── The data

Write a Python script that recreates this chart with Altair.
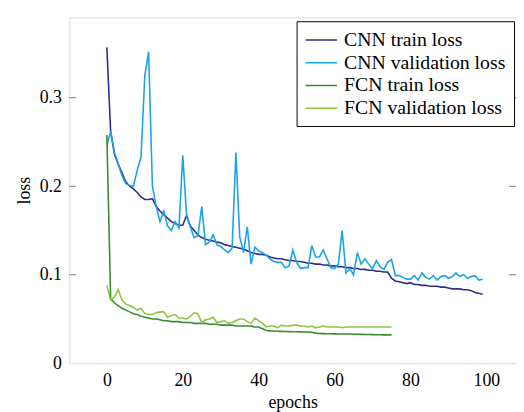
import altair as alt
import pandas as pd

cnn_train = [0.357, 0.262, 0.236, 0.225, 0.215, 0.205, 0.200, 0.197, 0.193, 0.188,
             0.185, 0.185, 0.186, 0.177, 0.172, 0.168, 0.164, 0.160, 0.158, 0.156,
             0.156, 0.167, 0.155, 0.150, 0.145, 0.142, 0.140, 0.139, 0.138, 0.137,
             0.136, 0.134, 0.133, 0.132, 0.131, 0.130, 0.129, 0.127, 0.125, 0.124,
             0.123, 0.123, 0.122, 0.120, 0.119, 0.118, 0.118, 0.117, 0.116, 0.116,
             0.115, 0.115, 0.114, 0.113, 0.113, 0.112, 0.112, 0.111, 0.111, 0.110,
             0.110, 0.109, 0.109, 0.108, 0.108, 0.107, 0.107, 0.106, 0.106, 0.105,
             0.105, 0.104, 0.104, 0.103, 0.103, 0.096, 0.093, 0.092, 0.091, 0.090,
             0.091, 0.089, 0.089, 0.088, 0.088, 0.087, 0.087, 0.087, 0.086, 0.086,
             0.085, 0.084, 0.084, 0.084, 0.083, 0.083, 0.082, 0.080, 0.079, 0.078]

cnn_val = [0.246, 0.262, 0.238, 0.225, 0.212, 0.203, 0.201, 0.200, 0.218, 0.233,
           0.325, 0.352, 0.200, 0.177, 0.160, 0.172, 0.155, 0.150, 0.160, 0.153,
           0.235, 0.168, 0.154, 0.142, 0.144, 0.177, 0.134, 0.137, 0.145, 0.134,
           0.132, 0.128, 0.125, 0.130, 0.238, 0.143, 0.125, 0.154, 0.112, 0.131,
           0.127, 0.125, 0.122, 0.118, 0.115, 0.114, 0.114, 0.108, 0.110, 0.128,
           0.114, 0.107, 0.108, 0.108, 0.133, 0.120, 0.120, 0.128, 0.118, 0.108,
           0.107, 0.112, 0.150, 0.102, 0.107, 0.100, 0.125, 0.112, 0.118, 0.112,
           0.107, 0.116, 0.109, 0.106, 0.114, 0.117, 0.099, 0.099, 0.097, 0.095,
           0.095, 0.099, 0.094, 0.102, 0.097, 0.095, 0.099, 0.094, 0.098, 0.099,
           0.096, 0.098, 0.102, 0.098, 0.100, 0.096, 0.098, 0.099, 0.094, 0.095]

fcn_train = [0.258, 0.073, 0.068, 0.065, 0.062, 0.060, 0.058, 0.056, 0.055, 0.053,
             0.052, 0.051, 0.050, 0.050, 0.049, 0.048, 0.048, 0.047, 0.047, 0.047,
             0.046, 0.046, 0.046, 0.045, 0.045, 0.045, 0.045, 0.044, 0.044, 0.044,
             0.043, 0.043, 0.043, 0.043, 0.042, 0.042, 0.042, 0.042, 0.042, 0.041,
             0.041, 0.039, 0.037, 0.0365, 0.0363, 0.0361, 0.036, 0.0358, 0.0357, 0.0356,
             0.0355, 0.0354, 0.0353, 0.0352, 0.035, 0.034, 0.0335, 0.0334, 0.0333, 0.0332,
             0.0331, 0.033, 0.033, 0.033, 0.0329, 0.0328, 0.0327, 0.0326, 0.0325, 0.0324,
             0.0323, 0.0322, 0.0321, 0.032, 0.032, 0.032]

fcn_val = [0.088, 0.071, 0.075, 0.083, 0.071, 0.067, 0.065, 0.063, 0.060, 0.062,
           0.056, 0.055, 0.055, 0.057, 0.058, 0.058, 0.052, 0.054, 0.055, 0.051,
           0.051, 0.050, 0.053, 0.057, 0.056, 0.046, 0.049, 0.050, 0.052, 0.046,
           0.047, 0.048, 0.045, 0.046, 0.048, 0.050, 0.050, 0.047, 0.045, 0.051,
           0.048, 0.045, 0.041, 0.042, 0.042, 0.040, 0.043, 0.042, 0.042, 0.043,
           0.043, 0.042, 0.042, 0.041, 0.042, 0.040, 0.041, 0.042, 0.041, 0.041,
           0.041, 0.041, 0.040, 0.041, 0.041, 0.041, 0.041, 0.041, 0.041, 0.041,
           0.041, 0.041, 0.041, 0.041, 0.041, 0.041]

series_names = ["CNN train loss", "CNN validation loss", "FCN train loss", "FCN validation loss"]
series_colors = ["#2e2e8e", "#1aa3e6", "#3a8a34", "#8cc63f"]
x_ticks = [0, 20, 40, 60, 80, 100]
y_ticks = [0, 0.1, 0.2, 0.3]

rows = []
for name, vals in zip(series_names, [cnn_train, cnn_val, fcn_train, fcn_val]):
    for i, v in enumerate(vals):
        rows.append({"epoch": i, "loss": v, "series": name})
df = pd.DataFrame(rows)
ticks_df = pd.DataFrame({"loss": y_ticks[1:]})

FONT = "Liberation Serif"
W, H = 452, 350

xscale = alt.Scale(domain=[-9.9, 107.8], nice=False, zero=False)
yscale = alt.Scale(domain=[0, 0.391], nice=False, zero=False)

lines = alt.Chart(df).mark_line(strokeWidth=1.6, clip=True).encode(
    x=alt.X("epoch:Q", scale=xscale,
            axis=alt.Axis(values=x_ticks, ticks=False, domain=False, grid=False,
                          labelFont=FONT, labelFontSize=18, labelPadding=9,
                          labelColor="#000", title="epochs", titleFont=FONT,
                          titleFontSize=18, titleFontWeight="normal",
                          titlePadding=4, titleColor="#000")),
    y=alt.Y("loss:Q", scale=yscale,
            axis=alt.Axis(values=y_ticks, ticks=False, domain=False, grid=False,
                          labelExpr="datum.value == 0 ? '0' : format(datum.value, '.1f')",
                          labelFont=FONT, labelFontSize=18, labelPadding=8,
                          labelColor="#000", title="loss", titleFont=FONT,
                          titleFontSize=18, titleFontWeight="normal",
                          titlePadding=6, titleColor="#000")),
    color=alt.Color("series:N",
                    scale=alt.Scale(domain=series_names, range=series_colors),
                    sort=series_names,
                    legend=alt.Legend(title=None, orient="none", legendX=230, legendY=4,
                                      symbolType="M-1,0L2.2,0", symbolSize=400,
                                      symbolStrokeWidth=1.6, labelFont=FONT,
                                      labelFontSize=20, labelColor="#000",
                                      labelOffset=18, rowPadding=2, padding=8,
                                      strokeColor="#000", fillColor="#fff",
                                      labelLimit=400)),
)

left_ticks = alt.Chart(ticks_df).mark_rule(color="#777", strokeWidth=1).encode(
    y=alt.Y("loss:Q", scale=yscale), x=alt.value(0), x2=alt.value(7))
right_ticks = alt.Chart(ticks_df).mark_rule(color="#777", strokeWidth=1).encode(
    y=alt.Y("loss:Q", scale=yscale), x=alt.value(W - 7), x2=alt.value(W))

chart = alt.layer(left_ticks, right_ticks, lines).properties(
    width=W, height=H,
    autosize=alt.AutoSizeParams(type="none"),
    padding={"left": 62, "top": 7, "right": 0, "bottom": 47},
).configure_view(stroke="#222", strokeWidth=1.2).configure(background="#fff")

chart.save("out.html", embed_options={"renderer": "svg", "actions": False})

────
── The data

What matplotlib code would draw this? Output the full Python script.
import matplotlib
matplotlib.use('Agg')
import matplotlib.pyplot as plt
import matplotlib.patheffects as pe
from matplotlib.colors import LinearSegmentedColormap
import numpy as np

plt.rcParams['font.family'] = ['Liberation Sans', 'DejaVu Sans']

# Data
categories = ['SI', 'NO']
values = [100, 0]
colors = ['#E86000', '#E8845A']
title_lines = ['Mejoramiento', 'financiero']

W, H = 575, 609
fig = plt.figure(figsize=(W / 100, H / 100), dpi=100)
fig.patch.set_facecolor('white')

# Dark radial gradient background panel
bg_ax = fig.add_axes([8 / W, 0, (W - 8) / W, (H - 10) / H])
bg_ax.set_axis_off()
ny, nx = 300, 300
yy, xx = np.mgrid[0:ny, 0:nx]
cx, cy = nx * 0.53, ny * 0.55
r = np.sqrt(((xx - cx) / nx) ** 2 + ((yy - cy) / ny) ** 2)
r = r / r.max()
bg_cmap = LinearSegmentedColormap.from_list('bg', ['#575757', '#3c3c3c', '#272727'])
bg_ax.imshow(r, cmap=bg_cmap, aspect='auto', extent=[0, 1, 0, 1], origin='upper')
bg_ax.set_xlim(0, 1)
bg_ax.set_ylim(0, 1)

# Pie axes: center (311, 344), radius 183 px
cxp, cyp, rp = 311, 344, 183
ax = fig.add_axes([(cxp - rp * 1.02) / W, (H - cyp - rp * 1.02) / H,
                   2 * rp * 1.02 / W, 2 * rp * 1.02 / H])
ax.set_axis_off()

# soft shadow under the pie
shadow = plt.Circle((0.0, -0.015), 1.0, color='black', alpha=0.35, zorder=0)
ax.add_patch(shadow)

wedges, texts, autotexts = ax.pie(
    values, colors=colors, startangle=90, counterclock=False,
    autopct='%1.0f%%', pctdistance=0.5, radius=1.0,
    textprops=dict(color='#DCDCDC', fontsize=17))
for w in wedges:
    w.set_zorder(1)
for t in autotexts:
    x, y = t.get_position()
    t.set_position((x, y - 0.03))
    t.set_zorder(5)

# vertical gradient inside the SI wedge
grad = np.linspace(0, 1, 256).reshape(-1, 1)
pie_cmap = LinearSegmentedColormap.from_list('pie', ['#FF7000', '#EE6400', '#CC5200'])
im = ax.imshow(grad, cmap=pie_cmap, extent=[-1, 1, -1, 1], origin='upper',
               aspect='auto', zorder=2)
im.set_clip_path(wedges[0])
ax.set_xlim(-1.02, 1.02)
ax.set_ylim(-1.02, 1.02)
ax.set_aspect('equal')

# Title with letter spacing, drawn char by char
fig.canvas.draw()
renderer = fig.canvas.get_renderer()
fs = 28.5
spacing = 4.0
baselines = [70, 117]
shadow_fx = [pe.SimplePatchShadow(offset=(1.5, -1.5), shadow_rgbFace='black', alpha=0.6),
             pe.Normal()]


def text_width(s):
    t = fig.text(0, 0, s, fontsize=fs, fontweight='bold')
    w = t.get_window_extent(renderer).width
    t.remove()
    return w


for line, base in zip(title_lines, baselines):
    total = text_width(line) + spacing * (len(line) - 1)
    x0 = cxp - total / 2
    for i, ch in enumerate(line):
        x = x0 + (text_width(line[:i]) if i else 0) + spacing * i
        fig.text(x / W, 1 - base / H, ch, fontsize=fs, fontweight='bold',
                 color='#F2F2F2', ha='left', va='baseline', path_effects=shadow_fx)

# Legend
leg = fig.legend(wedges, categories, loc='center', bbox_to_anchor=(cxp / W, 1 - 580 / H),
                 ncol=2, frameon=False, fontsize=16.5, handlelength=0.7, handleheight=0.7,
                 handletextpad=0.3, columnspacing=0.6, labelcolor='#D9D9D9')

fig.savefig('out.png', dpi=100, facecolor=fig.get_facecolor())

────

Leave the pictures out, and transcribe exactly the lines above starting at the one that contains "Write a Python" and ending at the one that contains "import pandas as pd".

# Output of the exercise
Write a Python script that recreates this chart with Altair.
import altair as alt
import pandas as pd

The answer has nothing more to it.